> _The exercise_
Write out the full listing again, exactly as it stands.
___ Data shown
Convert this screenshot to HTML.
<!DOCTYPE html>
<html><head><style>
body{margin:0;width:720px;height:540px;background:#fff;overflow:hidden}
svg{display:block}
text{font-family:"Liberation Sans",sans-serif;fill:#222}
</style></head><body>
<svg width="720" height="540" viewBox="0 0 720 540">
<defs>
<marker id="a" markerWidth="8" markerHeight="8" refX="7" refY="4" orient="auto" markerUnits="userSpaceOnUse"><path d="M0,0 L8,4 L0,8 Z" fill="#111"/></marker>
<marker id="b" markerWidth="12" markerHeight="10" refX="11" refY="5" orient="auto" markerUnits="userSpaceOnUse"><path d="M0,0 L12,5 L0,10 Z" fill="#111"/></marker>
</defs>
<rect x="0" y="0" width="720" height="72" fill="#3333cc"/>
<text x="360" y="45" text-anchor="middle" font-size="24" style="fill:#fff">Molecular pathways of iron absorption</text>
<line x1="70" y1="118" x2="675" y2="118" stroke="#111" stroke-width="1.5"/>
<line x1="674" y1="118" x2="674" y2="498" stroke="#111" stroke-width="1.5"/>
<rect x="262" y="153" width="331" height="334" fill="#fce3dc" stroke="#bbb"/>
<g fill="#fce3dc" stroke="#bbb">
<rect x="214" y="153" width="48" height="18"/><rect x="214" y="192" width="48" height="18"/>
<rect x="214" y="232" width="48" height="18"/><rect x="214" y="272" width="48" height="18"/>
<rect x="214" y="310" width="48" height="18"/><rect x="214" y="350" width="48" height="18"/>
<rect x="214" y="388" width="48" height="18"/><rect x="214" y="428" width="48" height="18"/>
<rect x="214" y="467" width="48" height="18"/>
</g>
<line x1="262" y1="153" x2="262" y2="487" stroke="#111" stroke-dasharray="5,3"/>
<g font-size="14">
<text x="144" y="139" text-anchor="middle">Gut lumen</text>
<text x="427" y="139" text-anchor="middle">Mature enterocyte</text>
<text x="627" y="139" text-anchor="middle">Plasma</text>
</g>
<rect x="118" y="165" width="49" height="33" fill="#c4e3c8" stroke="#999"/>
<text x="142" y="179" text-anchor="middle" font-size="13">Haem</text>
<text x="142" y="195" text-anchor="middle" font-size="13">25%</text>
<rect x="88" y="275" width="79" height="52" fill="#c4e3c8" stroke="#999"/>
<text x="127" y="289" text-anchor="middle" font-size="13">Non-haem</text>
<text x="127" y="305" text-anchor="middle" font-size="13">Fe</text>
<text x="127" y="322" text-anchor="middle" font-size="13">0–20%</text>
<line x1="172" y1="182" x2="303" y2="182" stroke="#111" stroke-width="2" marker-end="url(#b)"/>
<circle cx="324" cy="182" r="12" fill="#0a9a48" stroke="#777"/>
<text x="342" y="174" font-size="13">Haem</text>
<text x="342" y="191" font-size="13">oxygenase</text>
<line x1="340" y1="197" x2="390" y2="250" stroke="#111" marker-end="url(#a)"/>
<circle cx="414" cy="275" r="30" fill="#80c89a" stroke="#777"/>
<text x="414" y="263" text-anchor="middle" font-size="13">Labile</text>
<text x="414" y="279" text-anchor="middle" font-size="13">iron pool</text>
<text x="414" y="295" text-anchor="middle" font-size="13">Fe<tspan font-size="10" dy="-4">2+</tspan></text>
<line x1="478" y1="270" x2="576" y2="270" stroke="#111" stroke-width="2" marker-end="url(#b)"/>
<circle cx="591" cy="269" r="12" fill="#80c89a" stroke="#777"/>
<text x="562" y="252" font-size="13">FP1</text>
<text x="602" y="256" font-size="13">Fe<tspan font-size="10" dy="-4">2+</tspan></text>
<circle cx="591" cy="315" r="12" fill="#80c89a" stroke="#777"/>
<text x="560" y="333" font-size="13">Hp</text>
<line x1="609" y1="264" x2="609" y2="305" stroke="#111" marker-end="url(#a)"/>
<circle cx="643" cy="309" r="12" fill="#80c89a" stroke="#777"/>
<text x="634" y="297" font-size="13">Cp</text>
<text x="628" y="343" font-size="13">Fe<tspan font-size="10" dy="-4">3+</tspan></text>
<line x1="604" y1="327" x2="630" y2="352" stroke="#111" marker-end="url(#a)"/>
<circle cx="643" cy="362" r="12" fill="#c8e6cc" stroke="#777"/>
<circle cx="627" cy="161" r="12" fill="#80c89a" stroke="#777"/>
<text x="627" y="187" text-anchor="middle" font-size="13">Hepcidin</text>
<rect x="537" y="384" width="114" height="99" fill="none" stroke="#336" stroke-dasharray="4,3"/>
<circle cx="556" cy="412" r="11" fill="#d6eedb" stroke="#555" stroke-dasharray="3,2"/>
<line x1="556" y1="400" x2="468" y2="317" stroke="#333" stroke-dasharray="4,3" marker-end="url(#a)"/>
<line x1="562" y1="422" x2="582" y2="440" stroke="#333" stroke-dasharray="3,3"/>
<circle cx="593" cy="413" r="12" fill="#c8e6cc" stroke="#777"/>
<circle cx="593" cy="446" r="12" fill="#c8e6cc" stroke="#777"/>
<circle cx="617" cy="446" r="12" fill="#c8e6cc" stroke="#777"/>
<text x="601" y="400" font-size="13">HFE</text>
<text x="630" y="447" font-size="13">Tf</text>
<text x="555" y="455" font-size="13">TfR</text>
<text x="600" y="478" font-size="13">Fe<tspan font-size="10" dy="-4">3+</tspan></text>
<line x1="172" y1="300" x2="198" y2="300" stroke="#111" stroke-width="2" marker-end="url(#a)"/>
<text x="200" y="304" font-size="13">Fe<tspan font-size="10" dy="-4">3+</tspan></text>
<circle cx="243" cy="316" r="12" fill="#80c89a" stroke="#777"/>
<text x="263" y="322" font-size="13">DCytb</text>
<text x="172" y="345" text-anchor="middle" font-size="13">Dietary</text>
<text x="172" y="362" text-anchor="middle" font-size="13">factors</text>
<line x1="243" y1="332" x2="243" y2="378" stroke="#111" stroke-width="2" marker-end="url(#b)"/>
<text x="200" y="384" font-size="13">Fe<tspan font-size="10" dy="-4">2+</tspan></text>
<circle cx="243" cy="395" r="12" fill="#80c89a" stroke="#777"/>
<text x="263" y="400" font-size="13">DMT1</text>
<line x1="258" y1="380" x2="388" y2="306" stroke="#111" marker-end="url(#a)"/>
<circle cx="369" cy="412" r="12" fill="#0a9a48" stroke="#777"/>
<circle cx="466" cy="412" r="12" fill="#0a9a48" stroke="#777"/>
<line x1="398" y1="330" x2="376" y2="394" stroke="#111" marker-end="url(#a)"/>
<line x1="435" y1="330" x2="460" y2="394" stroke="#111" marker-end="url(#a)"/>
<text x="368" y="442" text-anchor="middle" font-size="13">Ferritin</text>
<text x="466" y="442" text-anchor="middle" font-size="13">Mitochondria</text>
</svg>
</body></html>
______
> _Exercise output_
Convert this screenshot to HTML.
<!DOCTYPE html>
<html><head><style>
body{margin:0;width:720px;height:540px;background:#fff;overflow:hidden}
svg{display:block}
text{font-family:"Liberation Sans",sans-serif;fill:#222}
</style></head><body>
<svg width="720" height="540" viewBox="0 0 720 540">
<defs>
<marker id="a" markerWidth="8" markerHeight="8" refX="7" refY="4" orient="auto" markerUnits="userSpaceOnUse"><path d="M0,0 L8,4 L0,8 Z" fill="#111"/></marker>
<marker id="b" markerWidth="12" markerHeight="10" refX="11" refY="5" orient="auto" markerUnits="userSpaceOnUse"><path d="M0,0 L12,5 L0,10 Z" fill="#111"/></marker>
</defs>
<rect x="0" y="0" width="720" height="72" fill="#3333cc"/>
<text x="360" y="45" text-anchor="middle" font-size="24" style="fill:#fff">Molecular pathways of iron absorption</text>
<line x1="70" y1="118" x2="675" y2="118" stroke="#111" stroke-width="1.5"/>
<line x1="674" y1="118" x2="674" y2="498" stroke="#111" stroke-width="1.5"/>
<rect x="262" y="153" width="331" height="334" fill="#fce3dc" stroke="#bbb"/>
<g fill="#fce3dc" stroke="#bbb">
<rect x="214" y="153" width="48" height="18"/><rect x="214" y="192" width="48" height="18"/>
<rect x="214" y="232" width="48" height="18"/><rect x="214" y="272" width="48" height="18"/>
<rect x="214" y="310" width="48" height="18"/><rect x="214" y="350" width="48" height="18"/>
<rect x="214" y="388" width="48" height="18"/><rect x="214" y="428" width="48" height="18"/>
<rect x="214" y="467" width="48" height="18"/>
</g>
<line x1="262" y1="153" x2="262" y2="487" stroke="#111" stroke-dasharray="5,3"/>
<g font-size="14">
<text x="144" y="139" text-anchor="middle">Gut lumen</text>
<text x="427" y="139" text-anchor="middle">Mature enterocyte</text>
<text x="627" y="139" text-anchor="middle">Plasma</text>
</g>
<rect x="118" y="165" width="49" height="33" fill="#c4e3c8" stroke="#999"/>
<text x="142" y="179" text-anchor="middle" font-size="13">Haem</text>
<text x="142" y="195" text-anchor="middle" font-size="13">25%</text>
<rect x="88" y="275" width="79" height="52" fill="#c4e3c8" stroke="#999"/>
<text x="127" y="289" text-anchor="middle" font-size="13">Non-haem</text>
<text x="127" y="305" text-anchor="middle" font-size="13">Fe</text>
<text x="127" y="322" text-anchor="middle" font-size="13">0–20%</text>
<line x1="172" y1="182" x2="303" y2="182" stroke="#111" stroke-width="2" marker-end="url(#b)"/>
<circle cx="324" cy="182" r="12" fill="#0a9a48" stroke="#777"/>
<text x="342" y="174" font-size="13">Haem</text>
<text x="342" y="191" font-size="13">oxygenase</text>
<line x1="340" y1="197" x2="390" y2="250" stroke="#111" marker-end="url(#a)"/>
<circle cx="414" cy="275" r="30" fill="#80c89a" stroke="#777"/>
<text x="414" y="263" text-anchor="middle" font-size="13">Labile</text>
<text x="414" y="279" text-anchor="middle" font-size="13">iron pool</text>
<text x="414" y="295" text-anchor="middle" font-size="13">Fe<tspan font-size="10" dy="-4">2+</tspan></text>
<line x1="478" y1="270" x2="576" y2="270" stroke="#111" stroke-width="2" marker-end="url(#b)"/>
<circle cx="591" cy="269" r="12" fill="#80c89a" stroke="#777"/>
<text x="562" y="252" font-size="13">FP1</text>
<text x="602" y="256" font-size="13">Fe<tspan font-size="10" dy="-4">2+</tspan></text>
<circle cx="591" cy="315" r="12" fill="#80c89a" stroke="#777"/>
<text x="560" y="333" font-size="13">Hp</text>
<line x1="609" y1="264" x2="609" y2="305" stroke="#111" marker-end="url(#a)"/>
<circle cx="643" cy="309" r="12" fill="#80c89a" stroke="#777"/>
<text x="634" y="297" font-size="13">Cp</text>
<text x="628" y="343" font-size="13">Fe<tspan font-size="10" dy="-4">3+</tspan></text>
<line x1="604" y1="327" x2="630" y2="352" stroke="#111" marker-end="url(#a)"/>
<circle cx="643" cy="362" r="12" fill="#c8e6cc" stroke="#777"/>
<circle cx="627" cy="161" r="12" fill="#80c89a" stroke="#777"/>
<text x="627" y="187" text-anchor="middle" font-size="13">Hepcidin</text>
<rect x="537" y="384" width="114" height="99" fill="none" stroke="#336" stroke-dasharray="4,3"/>
<circle cx="556" cy="412" r="11" fill="#d6eedb" stroke="#555" stroke-dasharray="3,2"/>
<line x1="556" y1="400" x2="468" y2="317" stroke="#333" stroke-dasharray="4,3" marker-end="url(#a)"/>
<line x1="562" y1="422" x2="582" y2="440" stroke="#333" stroke-dasharray="3,3"/>
<circle cx="593" cy="413" r="12" fill="#c8e6cc" stroke="#777"/>
<circle cx="593" cy="446" r="12" fill="#c8e6cc" stroke="#777"/>
<circle cx="617" cy="446" r="12" fill="#c8e6cc" stroke="#777"/>
<text x="601" y="400" font-size="13">HFE</text>
<text x="630" y="447" font-size="13">Tf</text>
<text x="555" y="455" font-size="13">TfR</text>
<text x="600" y="478" font-size="13">Fe<tspan font-size="10" dy="-4">3+</tspan></text>
<line x1="172" y1="300" x2="198" y2="300" stroke="#111" stroke-width="2" marker-end="url(#a)"/>
<text x="200" y="304" font-size="13">Fe<tspan font-size="10" dy="-4">3+</tspan></text>
<circle cx="243" cy="316" r="12" fill="#80c89a" stroke="#777"/>
<text x="263" y="322" font-size="13">DCytb</text>
<text x="172" y="345" text-anchor="middle" font-size="13">Dietary</text>
<text x="172" y="362" text-anchor="middle" font-size="13">factors</text>
<line x1="243" y1="332" x2="243" y2="378" stroke="#111" stroke-width="2" marker-end="url(#b)"/>
<text x="200" y="384" font-size="13">Fe<tspan font-size="10" dy="-4">2+</tspan></text>
<circle cx="243" cy="395" r="12" fill="#80c89a" stroke="#777"/>
<text x="263" y="400" font-size="13">DMT1</text>
<line x1="258" y1="380" x2="388" y2="306" stroke="#111" marker-end="url(#a)"/>
<circle cx="369" cy="412" r="12" fill="#0a9a48" stroke="#777"/>
<circle cx="466" cy="412" r="12" fill="#0a9a48" stroke="#777"/>
<line x1="398" y1="330" x2="376" y2="394" stroke="#111" marker-end="url(#a)"/>
<line x1="435" y1="330" x2="460" y2="394" stroke="#111" marker-end="url(#a)"/>
<text x="368" y="442" text-anchor="middle" font-size="13">Ferritin</text>
<text x="466" y="442" text-anchor="middle" font-size="13">Mitochondria</text>
</svg>
</body></html>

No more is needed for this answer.